The stock market is where investors can trade in different financial instruments, such as shares, bonds and derivatives. The stock exchange is a mediator that allows buying/selling of shares.
In India, the two primary stock exchanges are the Bombay Stock Exchange (BSE) and National Stock Exchange (NSE). Further, there is a primary market where companies list their shares for the first time. Secondary markets allow investors to buy and sell shares issued during the initial public offering (IPO).
Few simple points to know about how the Stock Market works:
Working of the Stock Market
Before you learn the basics of trade, it is essential to know about how does stock market work? Here is its working explained in detail:
The Stock Exchange Board of India (SEBI), stock exchanges, brokers, and traders/investors
The stock exchange provides a platform for trading in financial products. The companies (listing their shares), brokers, traders, and investors must register with SEBI and the exchange (BSE, NSE, or regional exchanges) before trading.
Steps to Invest in the Indian Stock Market
The companies file a draft offer document with the SEBI. This document comprises information about the company—shares being diluted, price band, and other details. On approval, the company offers its shares to investors through an IPO on the primary market.
The Company issues and allots shares to some or all investors who bid during the IPO. The shares are then listed on the stock market (secondary market) to enable trading. This platform is a medium offered for the initial investors to exit their share market investments. In addition, investors who failed to receive allotment during the IPO are given the opportunity to buy shares on the secondary market.
Broking agencies (registered with SEBI and the stock exchange) are intermediaries between the investors and the Indian stock market. On receiving instructions from the clients, the brokers place their orders on the market. On matching a buyer and seller, the trade is successfully executed.
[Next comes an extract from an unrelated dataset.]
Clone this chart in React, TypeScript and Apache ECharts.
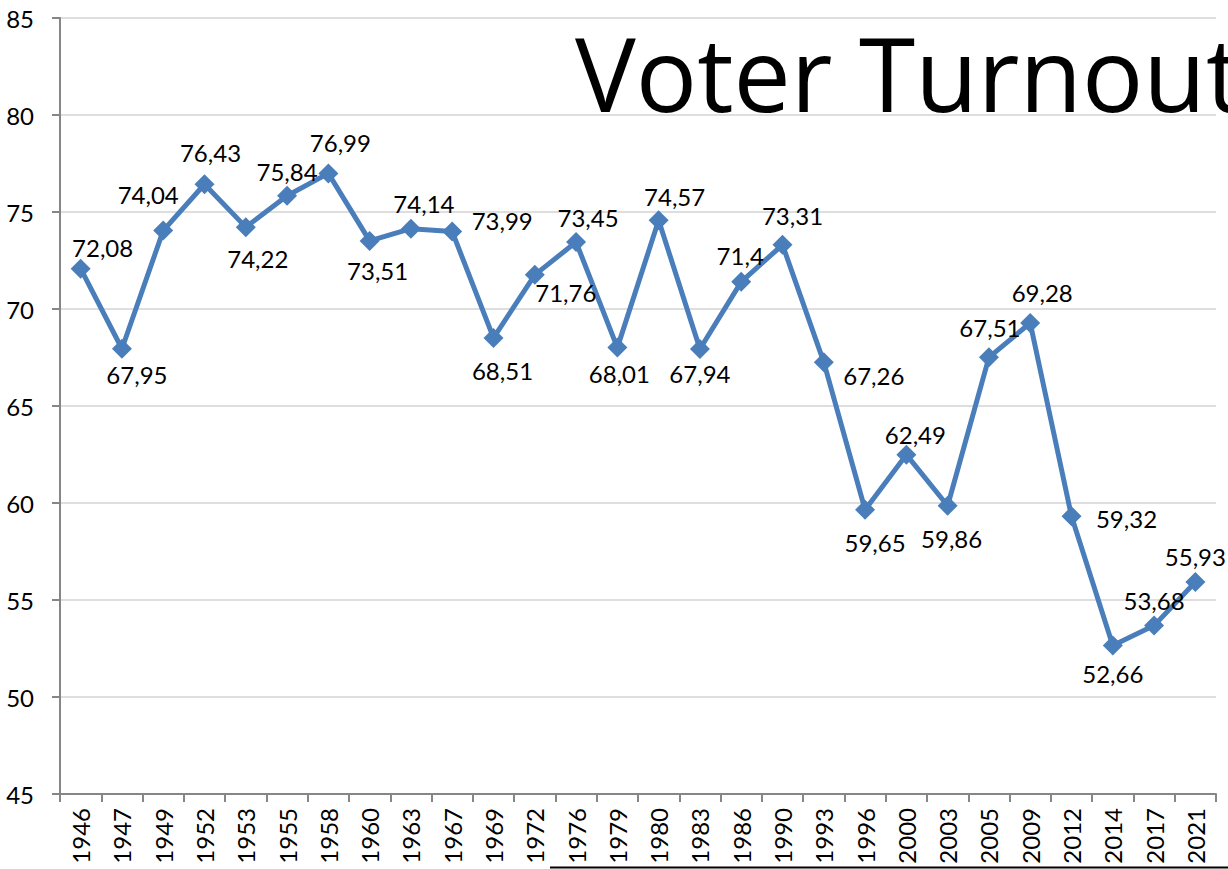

A confirmation is received from the stock exchange and sent to both the buyer and seller.
Historically, this procedure was manual and thus time-consuming and cumbersome. However, with online trading platforms, the entire procedure of matching buyers and sellers is done through the internet. This has reduced the transaction time to a few minutes.
Nonetheless, there are thousands of potential investors and converging all of them in one location is impossible. Stock exchanges and broking agencies play a crucial role in this situation.
This occurs when an order is placed by brokers on behalf of their clients on the exchange where it is processed. There are several parties involved in the entire processing. When buyers and sellers are matched, the stock exchange sends a confirmation to both parties to avoid defaults. The executed trades are settled, which is the process where the buyer receives the shares and sellers receive their funds. The Indian stock market adopts the T+2 settlements, where the settlement occurs within two working days from the day of the transaction.
Following the stock market basics and understanding how it works will help make investing profitable and prevent investors from taking unnecessary risks.